Life insurance (also known as life cover or life assurance) can provide financial security for your family if you die during the term of the contract. Insurers pay out a lump sum that could be used to pay off the mortgage, pay university fees or simply cover the cost of living without your income.
There are various types of life insurance cover available from a range of providers, including:
- Level term life insurance
- Decreasing term life insurance
- Whole of life insurance or Over 50’s guaranteed acceptance life insurance
If you are considering taking out a policy that will guarantee a cash lump sum is paid when you die, you may be better off looking for a whole of life policy or, if you are over 50, an Over 50’s Guaranteed Acceptance Life Policy.
Over 50s Life insurance is a form of life insurance, but isn’t intended to cover income etc, but rather just pay a lump sum to help cover things like funerals.
Which type of insurance is right for me?
There are a range of insurance plans available that are aimed paying out if you are unable to work due to illness or injury, or if you die. One type of insurance is not necessarily ‘better’ than another, the insurance you choose should be based upon your personal circumstances.

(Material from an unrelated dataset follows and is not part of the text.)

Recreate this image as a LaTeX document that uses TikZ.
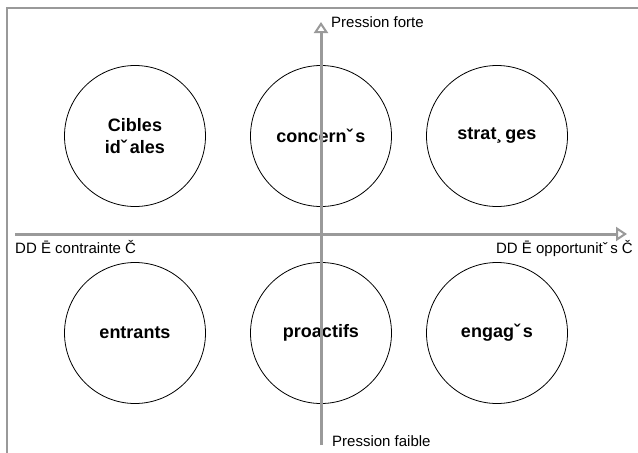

You may not need income protection insurance if Statuary Sick Pay (SSP) would cover your cost of living, or you may be part of an occupational sick pay scheme at work. Also, you may have savings or an emergency fund that could pay the bills and mortgage while you were off work or not receiving sick pay.
Whatever your circumstances, income protection insurance could offer comprehensive financial support for you and your family if you became seriously ill or disabled.
If you are not sure on what type of insurance is right for you, then you should speak to a financial adviser who can talk through your options with you.